Facts do not support dirty dossier Democrats pushed about Trump campaign

Rowan Scarborough:
An anti-Donald Trump “dossier” created by a former British spy and financed by Democratic-linked money has significant detractors: the people accused of crimes in a supposed Trump-Russia conspiracy.

Three men — Mr. Trump’s attorney, a campaign volunteer and a tech company CEO — have publicly said that the parts about them in the dossier are fiction.

A fourth figure — a Russian diplomat whom Londoner Christopher Steele accused of lawbreaking — said via Russia’s Foreign Ministry that the dossier is fantasy. And there is evidence to back him up.

The 35-page dossier by Mr. Steele has taken on critical importance in recent weeks for Democrats in Washington. They cite its accusations without corroboration as the reason for a special commission to investigate Mr. Trump and his aides for a supposed role in Russia’s hacking of Democratic Party email servers.

Lost in the Democrats’ endorsements are the people who say Mr. Steele’s supposed chronicle of meetings and misdeeds is untrue. McClatchy News reported that the man Mr.

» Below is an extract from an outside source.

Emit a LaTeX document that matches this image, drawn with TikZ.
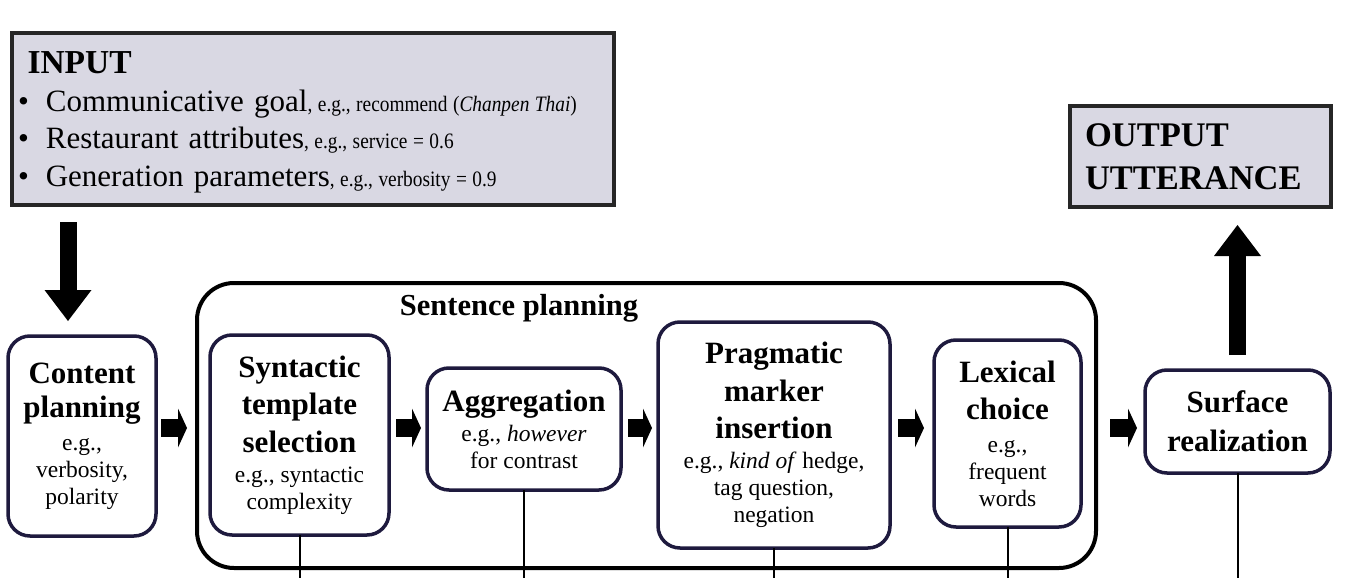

Steele identified as spearheading part of the hacking operation was (and still is) in a Russia prison at the time with no access to the internet or a cellphone.

Mr. Steele was paid by Fusion GPS, a Democratic Party-aligned opposition research firm that was trying to bring down the Trump candidacy last year. Fusion GPS spread the dossier around Washington to reporters and Democrats.
There is much more.

The piece gives specific details and conversations that refute the allegations of the dossier.  The alleged facts are refuted by hard evidence.  It appears to be based on tidbits of information that are tied to illogical leaps.  It seems clear that Steele never talked with those he used conjecture to tie to a plot.